Dendrosomal curcumin suppresses metastatic breast cancer in mice by changing m1/m2 macrophage balance in the tumor microenvironment.
Asian Pac J Cancer Prev. 2015 ;16(9):3917-22. PMID: 25987060
Curcumin, a lipid-soluble compound extracted from the plant Curcuma Longa, has been found to exert immunomodulatory effects via macrophages. However, most studies focus on the low bioavailability issue of curcumin by nano and microparticles, and thus the role of macrophages in the anticancer mechanism of curcumin has received little attention so far. We have previously shown the potential biocompatibility, biodegradability and anti-cancer effects of dendrosomal curcumin (DNC). In this study, twenty-seven BALB/c mice were equally divided into control as well as 40 and 80 mg/kg groups of DNC to investigate the involvement of macrophages in the antitumor effects of curcumin in a typical animal model of metastatic breast cancer. At the end of intervention, the tumor volume and weight were significantly reduced in DNC groups compared to control (P<0.05). Histopathological data showed the presence of macrophages in tumor and spleen tissues.
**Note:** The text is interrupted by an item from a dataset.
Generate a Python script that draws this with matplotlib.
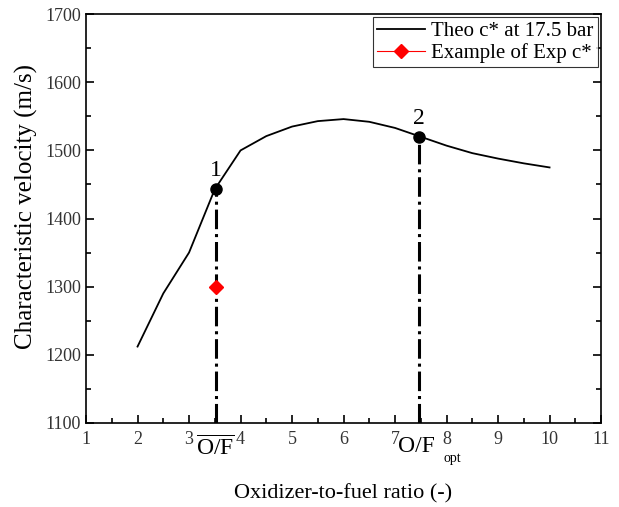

Real-time PCR results showed that DNC increased the expression of STAT4 and IL-12 genes in tumor and spleen tissues in comparison with control (P<0.05), referring to the high levels of M1 macrophages. Furthermore treatment with DNC decreased STAT3, IL-10 and arginase I gene expression (P<0.05), indicating low levels of M2 macrophage. The results confirm the role of macrophages in the protective effects of dendrosomal curcumin against metastatic breast cancer in mice.